Material for the task:
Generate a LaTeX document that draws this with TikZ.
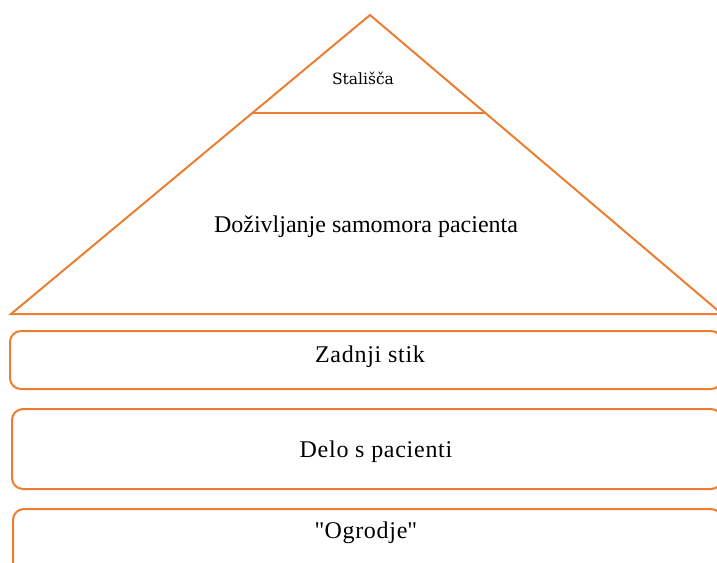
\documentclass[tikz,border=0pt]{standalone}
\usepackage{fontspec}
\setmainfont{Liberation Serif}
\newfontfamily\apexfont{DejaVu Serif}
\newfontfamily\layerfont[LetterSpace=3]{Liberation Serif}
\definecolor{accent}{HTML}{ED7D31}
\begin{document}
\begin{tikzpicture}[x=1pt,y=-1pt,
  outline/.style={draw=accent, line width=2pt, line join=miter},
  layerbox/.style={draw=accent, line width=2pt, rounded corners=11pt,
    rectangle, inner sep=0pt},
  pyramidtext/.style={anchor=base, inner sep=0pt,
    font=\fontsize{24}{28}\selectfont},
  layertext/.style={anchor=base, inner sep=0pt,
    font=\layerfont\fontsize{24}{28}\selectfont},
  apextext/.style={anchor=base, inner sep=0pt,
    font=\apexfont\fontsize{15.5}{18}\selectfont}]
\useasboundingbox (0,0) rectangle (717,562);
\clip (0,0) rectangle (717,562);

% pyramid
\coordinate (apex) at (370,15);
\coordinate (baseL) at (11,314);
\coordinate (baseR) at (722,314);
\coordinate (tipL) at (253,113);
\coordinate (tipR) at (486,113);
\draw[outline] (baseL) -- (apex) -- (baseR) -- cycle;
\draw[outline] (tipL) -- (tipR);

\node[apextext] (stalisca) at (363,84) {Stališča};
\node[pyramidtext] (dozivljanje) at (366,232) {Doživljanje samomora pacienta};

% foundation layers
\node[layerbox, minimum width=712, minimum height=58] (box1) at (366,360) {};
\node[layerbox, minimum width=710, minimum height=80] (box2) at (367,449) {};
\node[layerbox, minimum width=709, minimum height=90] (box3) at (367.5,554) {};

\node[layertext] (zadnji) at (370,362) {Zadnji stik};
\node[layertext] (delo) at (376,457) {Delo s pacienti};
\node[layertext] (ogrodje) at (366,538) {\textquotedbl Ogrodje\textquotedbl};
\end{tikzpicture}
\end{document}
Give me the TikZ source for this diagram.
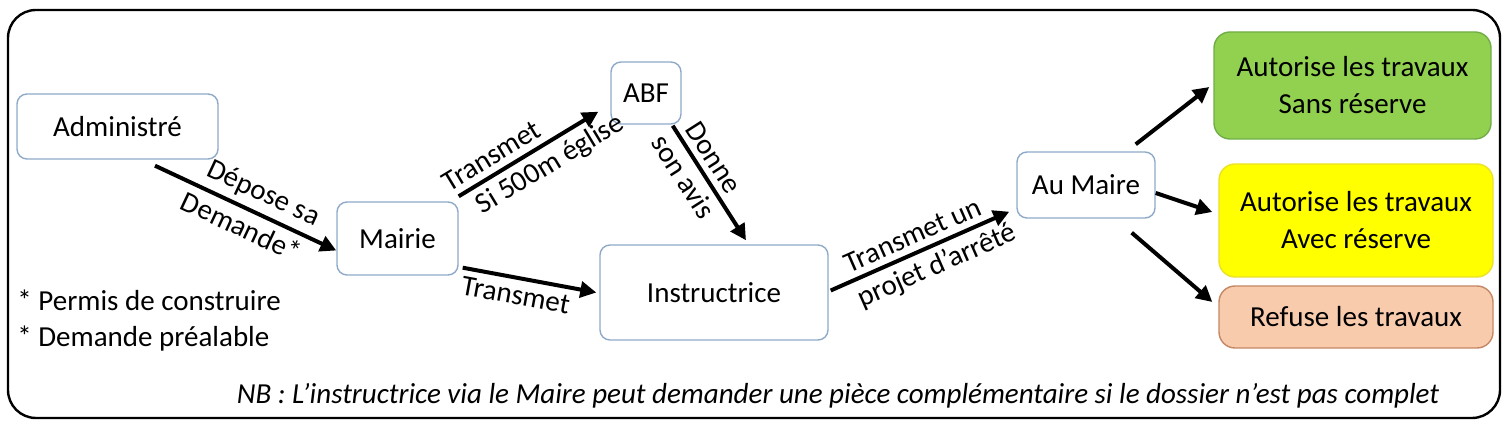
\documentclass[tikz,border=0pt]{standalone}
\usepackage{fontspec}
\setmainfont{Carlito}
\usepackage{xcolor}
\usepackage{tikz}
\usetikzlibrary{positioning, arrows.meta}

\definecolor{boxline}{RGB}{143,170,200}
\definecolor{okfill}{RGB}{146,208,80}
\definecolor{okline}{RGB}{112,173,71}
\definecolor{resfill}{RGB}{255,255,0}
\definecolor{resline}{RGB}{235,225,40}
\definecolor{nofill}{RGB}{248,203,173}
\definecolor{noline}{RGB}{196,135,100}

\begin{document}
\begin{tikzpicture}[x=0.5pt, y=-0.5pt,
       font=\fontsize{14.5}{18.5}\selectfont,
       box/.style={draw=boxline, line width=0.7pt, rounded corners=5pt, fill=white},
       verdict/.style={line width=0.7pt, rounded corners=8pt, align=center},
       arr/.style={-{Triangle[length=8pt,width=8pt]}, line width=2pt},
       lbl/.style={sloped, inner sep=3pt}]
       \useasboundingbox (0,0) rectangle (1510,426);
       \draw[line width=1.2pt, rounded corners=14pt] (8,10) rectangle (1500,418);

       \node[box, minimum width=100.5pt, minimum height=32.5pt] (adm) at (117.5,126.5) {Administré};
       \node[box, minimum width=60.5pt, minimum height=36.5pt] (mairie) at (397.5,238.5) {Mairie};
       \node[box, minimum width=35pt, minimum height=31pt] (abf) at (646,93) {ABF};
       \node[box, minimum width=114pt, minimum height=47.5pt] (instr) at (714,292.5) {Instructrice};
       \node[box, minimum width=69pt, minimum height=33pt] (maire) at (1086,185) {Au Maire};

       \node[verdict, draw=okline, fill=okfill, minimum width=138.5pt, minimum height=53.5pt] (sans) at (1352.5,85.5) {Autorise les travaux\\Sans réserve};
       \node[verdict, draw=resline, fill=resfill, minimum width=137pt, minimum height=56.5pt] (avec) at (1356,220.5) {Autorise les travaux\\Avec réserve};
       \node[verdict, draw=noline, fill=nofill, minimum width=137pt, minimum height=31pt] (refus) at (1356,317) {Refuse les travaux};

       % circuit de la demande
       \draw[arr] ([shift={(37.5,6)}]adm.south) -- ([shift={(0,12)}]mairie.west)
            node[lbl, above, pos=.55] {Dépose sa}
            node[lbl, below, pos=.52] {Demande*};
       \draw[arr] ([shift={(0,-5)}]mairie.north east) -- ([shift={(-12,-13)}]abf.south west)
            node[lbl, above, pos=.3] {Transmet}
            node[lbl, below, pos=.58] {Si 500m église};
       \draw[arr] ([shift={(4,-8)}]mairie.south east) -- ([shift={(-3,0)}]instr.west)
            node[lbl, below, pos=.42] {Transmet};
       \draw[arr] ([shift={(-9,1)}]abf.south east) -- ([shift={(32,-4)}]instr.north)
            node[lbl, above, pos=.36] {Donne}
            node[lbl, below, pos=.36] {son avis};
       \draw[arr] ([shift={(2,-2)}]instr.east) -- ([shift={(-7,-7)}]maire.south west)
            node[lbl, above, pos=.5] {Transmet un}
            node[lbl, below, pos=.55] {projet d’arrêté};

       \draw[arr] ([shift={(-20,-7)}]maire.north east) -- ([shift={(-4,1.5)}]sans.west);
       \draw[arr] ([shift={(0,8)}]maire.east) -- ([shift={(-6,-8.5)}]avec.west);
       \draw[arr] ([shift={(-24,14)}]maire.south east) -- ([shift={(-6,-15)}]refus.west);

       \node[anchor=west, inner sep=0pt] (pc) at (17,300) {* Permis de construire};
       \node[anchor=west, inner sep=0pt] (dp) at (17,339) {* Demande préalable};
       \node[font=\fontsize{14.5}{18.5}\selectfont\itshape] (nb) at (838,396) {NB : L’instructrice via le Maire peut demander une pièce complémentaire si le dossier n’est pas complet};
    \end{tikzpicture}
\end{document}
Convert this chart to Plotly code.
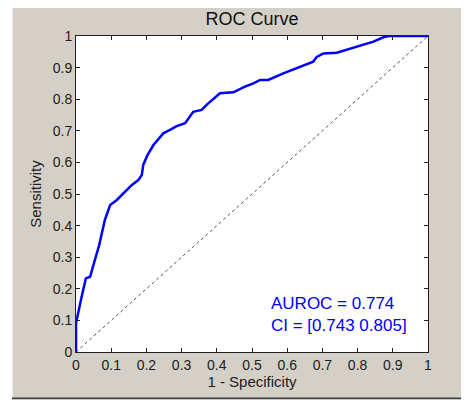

What you are asked to do: Transcribe all of the entries word for word, but skip any pictures they contain.

Response to this exercise:
Generate a LaTeX document that draws this with TikZ.
\documentclass[tikz,border=0pt]{standalone}
\usepackage{fontspec}
\setmainfont{Liberation Serif}
\newfontfamily\apexfont{DejaVu Serif}
\newfontfamily\layerfont[LetterSpace=3]{Liberation Serif}
\definecolor{accent}{HTML}{ED7D31}
\begin{document}
\begin{tikzpicture}[x=1pt,y=-1pt,
  outline/.style={draw=accent, line width=2pt, line join=miter},
  layerbox/.style={draw=accent, line width=2pt, rounded corners=11pt,
    rectangle, inner sep=0pt},
  pyramidtext/.style={anchor=base, inner sep=0pt,
    font=\fontsize{24}{28}\selectfont},
  layertext/.style={anchor=base, inner sep=0pt,
    font=\layerfont\fontsize{24}{28}\selectfont},
  apextext/.style={anchor=base, inner sep=0pt,
    font=\apexfont\fontsize{15.5}{18}\selectfont}]
\useasboundingbox (0,0) rectangle (717,562);
\clip (0,0) rectangle (717,562);

% pyramid
\coordinate (apex) at (370,15);
\coordinate (baseL) at (11,314);
\coordinate (baseR) at (722,314);
\coordinate (tipL) at (253,113);
\coordinate (tipR) at (486,113);
\draw[outline] (baseL) -- (apex) -- (baseR) -- cycle;
\draw[outline] (tipL) -- (tipR);

\node[apextext] (stalisca) at (363,84) {Stališča};
\node[pyramidtext] (dozivljanje) at (366,232) {Doživljanje samomora pacienta};

% foundation layers
\node[layerbox, minimum width=712, minimum height=58] (box1) at (366,360) {};
\node[layerbox, minimum width=710, minimum height=80] (box2) at (367,449) {};
\node[layerbox, minimum width=709, minimum height=90] (box3) at (367.5,554) {};

\node[layertext] (zadnji) at (370,362) {Zadnji stik};
\node[layertext] (delo) at (376,457) {Delo s pacienti};
\node[layertext] (ogrodje) at (366,538) {\textquotedbl Ogrodje\textquotedbl};
\end{tikzpicture}
\end{document}
Give me the TikZ source for this diagram.
\documentclass[tikz,border=0pt]{standalone}
\usepackage{fontspec}
\setmainfont{Carlito}
\usepackage{xcolor}
\usepackage{tikz}
\usetikzlibrary{positioning, arrows.meta}

\definecolor{boxline}{RGB}{143,170,200}
\definecolor{okfill}{RGB}{146,208,80}
\definecolor{okline}{RGB}{112,173,71}
\definecolor{resfill}{RGB}{255,255,0}
\definecolor{resline}{RGB}{235,225,40}
\definecolor{nofill}{RGB}{248,203,173}
\definecolor{noline}{RGB}{196,135,100}

\begin{document}
\begin{tikzpicture}[x=0.5pt, y=-0.5pt,
       font=\fontsize{14.5}{18.5}\selectfont,
       box/.style={draw=boxline, line width=0.7pt, rounded corners=5pt, fill=white},
       verdict/.style={line width=0.7pt, rounded corners=8pt, align=center},
       arr/.style={-{Triangle[length=8pt,width=8pt]}, line width=2pt},
       lbl/.style={sloped, inner sep=3pt}]
       \useasboundingbox (0,0) rectangle (1510,426);
       \draw[line width=1.2pt, rounded corners=14pt] (8,10) rectangle (1500,418);

       \node[box, minimum width=100.5pt, minimum height=32.5pt] (adm) at (117.5,126.5) {Administré};
       \node[box, minimum width=60.5pt, minimum height=36.5pt] (mairie) at (397.5,238.5) {Mairie};
       \node[box, minimum width=35pt, minimum height=31pt] (abf) at (646,93) {ABF};
       \node[box, minimum width=114pt, minimum height=47.5pt] (instr) at (714,292.5) {Instructrice};
       \node[box, minimum width=69pt, minimum height=33pt] (maire) at (1086,185) {Au Maire};

       \node[verdict, draw=okline, fill=okfill, minimum width=138.5pt, minimum height=53.5pt] (sans) at (1352.5,85.5) {Autorise les travaux\\Sans réserve};
       \node[verdict, draw=resline, fill=resfill, minimum width=137pt, minimum height=56.5pt] (avec) at (1356,220.5) {Autorise les travaux\\Avec réserve};
       \node[verdict, draw=noline, fill=nofill, minimum width=137pt, minimum height=31pt] (refus) at (1356,317) {Refuse les travaux};

       % circuit de la demande
       \draw[arr] ([shift={(37.5,6)}]adm.south) -- ([shift={(0,12)}]mairie.west)
            node[lbl, above, pos=.55] {Dépose sa}
            node[lbl, below, pos=.52] {Demande*};
       \draw[arr] ([shift={(0,-5)}]mairie.north east) -- ([shift={(-12,-13)}]abf.south west)
            node[lbl, above, pos=.3] {Transmet}
            node[lbl, below, pos=.58] {Si 500m église};
       \draw[arr] ([shift={(4,-8)}]mairie.south east) -- ([shift={(-3,0)}]instr.west)
            node[lbl, below, pos=.42] {Transmet};
       \draw[arr] ([shift={(-9,1)}]abf.south east) -- ([shift={(32,-4)}]instr.north)
            node[lbl, above, pos=.36] {Donne}
            node[lbl, below, pos=.36] {son avis};
       \draw[arr] ([shift={(2,-2)}]instr.east) -- ([shift={(-7,-7)}]maire.south west)
            node[lbl, above, pos=.5] {Transmet un}
            node[lbl, below, pos=.55] {projet d’arrêté};

       \draw[arr] ([shift={(-20,-7)}]maire.north east) -- ([shift={(-4,1.5)}]sans.west);
       \draw[arr] ([shift={(0,8)}]maire.east) -- ([shift={(-6,-8.5)}]avec.west);
       \draw[arr] ([shift={(-24,14)}]maire.south east) -- ([shift={(-6,-15)}]refus.west);

       \node[anchor=west, inner sep=0pt] (pc) at (17,300) {* Permis de construire};
       \node[anchor=west, inner sep=0pt] (dp) at (17,339) {* Demande préalable};
       \node[font=\fontsize{14.5}{18.5}\selectfont\itshape] (nb) at (838,396) {NB : L’instructrice via le Maire peut demander une pièce complémentaire si le dossier n’est pas complet};
    \end{tikzpicture}
\end{document}
Convert this chart to Plotly code.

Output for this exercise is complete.